I am not interested in flamboyance or showboating, or persona or image. Call it what you want. No matter how talented a player may be, a spectacle does not draw me in. No need to swallow fire, eat glass, or perform a high-wire act. Ha! Playing to (or revving up) the audience is often welcome—charisma is an asset, no denying that. Overdoing it tries my patience. I prefer to let talent—a match well played—command my attention. By all means celebrate a good shot, a wild rally, a hard-fought victory, the winning of a medal, with respect shown to the opposition. Always. No unsportsmanlike conduct. No paddle-smashing or paddle-throwing. Keep it clean. Please.
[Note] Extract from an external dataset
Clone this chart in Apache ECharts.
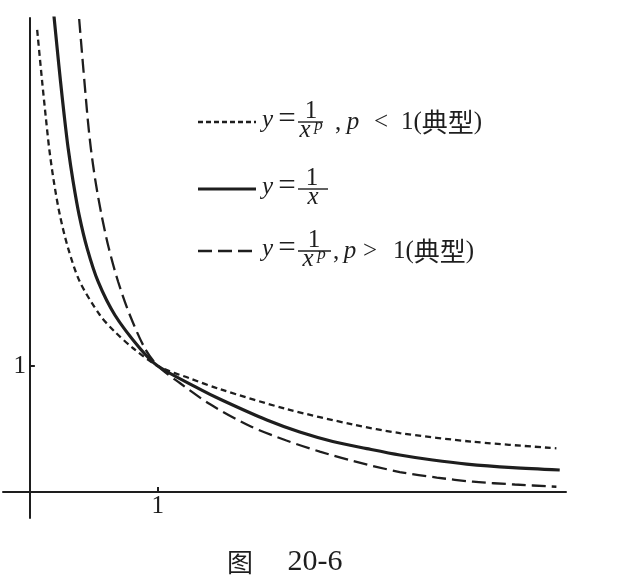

Losing is hard for some players who seem to carry that burden around and do more harm than good to their game. And there are those who compartmentalize a loss, give it its due attention, show balance, sportsmanship, and grit, then continue learning and improving and come back better, stronger, and more determined than ever, a wise course indeed.
Fans pick players to like, players to despise, players to admire, players to tear down. Who they like and don’t like is not always based on performance alone. In many cases, dislike comes from jealousy, envy, intense emotion, that sort of thing. If a player is talented but obnoxious, and if I care enough to learn what I wish to know about them, I can only respect, study, and understand their game by cutting through the static. When and if that fails, I lose interest.
Some players seem to be natural athletes whose skills develop and mature in short order. Others make slower progress, struggling for long while finding a groove, a groove that may or may not come, may or may not hold. Watching promising players work through the draws (according to a number of players, progressive draws are the most grueling) and scrap with the best athletes has shown me the differences between recreational players and professionals, and those differences are gigantic.
Commentators can be helpful to a sport, pickleball being no exception. Some are not as helpful as they could be. Courtside interviews are from time to time bland, the questions and comments from the reporters lacking substance. Also, excessive dialogue during matches—even worse during points—diverts attention from the athletes at work. A precise, balanced analysis is necessary and important, I agree, but a nonstop commentary overloaded with statistics and other trifles becomes a nuisance.
Players’ personal lives—some fans care. I pay no attention. What pros do off court (not pickleball-related) can stay there. When players let the press/media and the public into their personal lives, their followers tend to want more. Again, I can do without the day-to-day stuff and the social-media narcissism. I admit that I like some players’ personalities and dispositions but don't care for how other players carry themselves. What kinds of paddles and gear they use is also not on my list of curiosities. As I see it, the top players would win using the worst paddle. And only practice and training would improve the skills of lower-ranked athletes.
Bad calls have been made. Referees are human, let’s not forget that. And well-trained. When errors in call-making happen, most players keep going without protest. Although momentum can shift because of a call gone wrong, all a player can do is shake it off and play the next point. In pickleball, maturity, resilience, humility, and a sense of humor work wonders regardless of age or experience.